I read that you believe that fashion says a lot about who we are. What do the fashions in the movie say about each main character? Nick wears tweeds from Brooks Brothers and conservative ties, because he’s from the Midwest but he went to Yale so he understands the details of dress.

Gatsby wears very bright clothing—super well tailored, over-the-top, put-together—that says, “I need to care about my appearance because I haven’t been educated, because I’m not really from the class I’m pretending to be from.”

Jordan Baker wears very flapper-esque clothing and her body is very strong, she’s a professional athlete. So her clothes say, “Hey, I’m the modern woman.” They’re very sportswear-oriented; in the 1920s sportswear was just becoming socially acceptable for clothes.

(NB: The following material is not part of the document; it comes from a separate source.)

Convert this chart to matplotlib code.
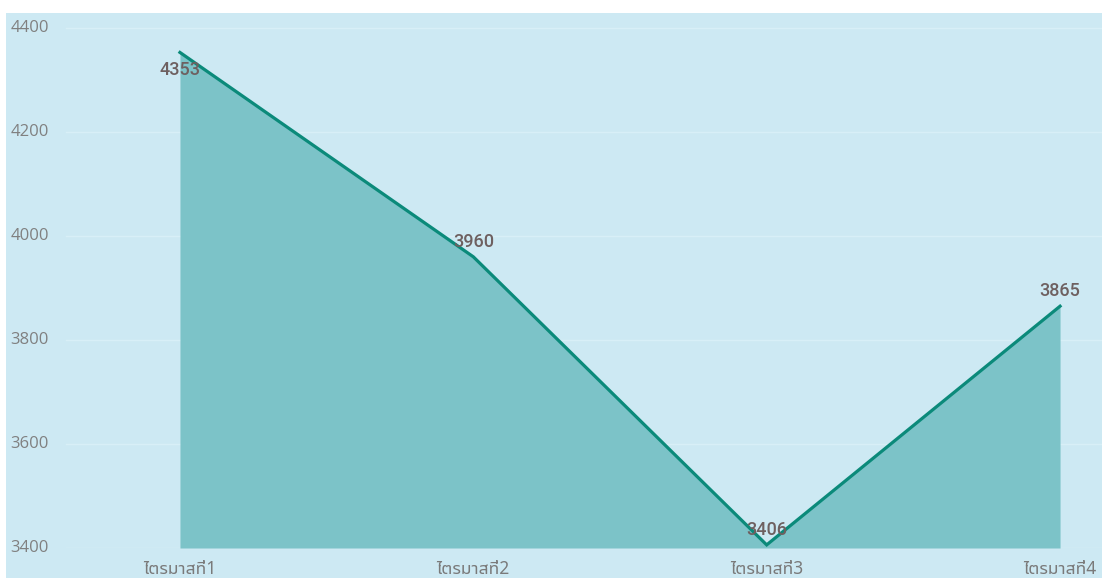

And she’s the most modern woman that Fitzgerald really ever writes, in my opinion.

Daisy wears laces and whites because she’s Southern and she’s feminine and she’s always been taken care of by a man. They also have her in lavender … she does wear a lot of whites and lavenders, but feminine clothing.

And Tom Buchanan, her husband in the movie … he’s a polo player, so Fitzgerald describes him as a polo player with big, strapping black boots. And Luhrmann puts him in that outfit. He puts him in a tight, knit shirt, a blue shirt with white riding pants and big black boots, the first time we meet Tom Buchanan. So that says “I’m rich.”

Out of all the characters, whose clothing is most true to the era? Daisy. Daisy, Daisy, Daisy.

How much of the costuming was designed, as opposed to using real vintage clothing and accessories? I think 100 percent of them were designed from scratch. They used the clothing as inspiration. So they would take the patterns of the fabrics, they were trying to recreate things, but it’s a costume so they did everything. All that stuff is done by a designer.

What’s your favorite look in the movie? My favorite is Jordan Baker’s historically inaccurate pant suit.

Ha ha! Then what’s your favorite historically accurate look in the movie then? I would say the dress that Daisy wears when she’s first introduced.

Retro looks are very in these days. What are some common misconceptions of 1920s style? Misconceptions are super short skirts, and that they came up out of nowhere. That’s really not true. Skirts had been on the rise for a decade before the 1920s. The hemlines had been rising. And it never gets to these comic proportions that we imagine, and it starts to recede then again past 1925, and then in 1927 it drops to the ground again. So we think of this flapper as lasting a very long time. The clothing represented in Gatsby is really 1919 to 1923, ’24, maybe. It was a short-lived period and the dresses weren’t as short.

Have you worked on movies before? No, this was my first gig, but I hope something else will come up, because people are into this stuff.

Was working on the movie an enjoyable experience? Well, it was great to be a part of something that I had spent so many years studying. It’s great to see something that I’ve had such a personal relationship with come to life, and to be able to share my knowledge and have it be really respected by people outside of my field, people outside of the academies. For a historian, it’s such an honor, and such an exciting thing to share with people, because we live in such insular worlds.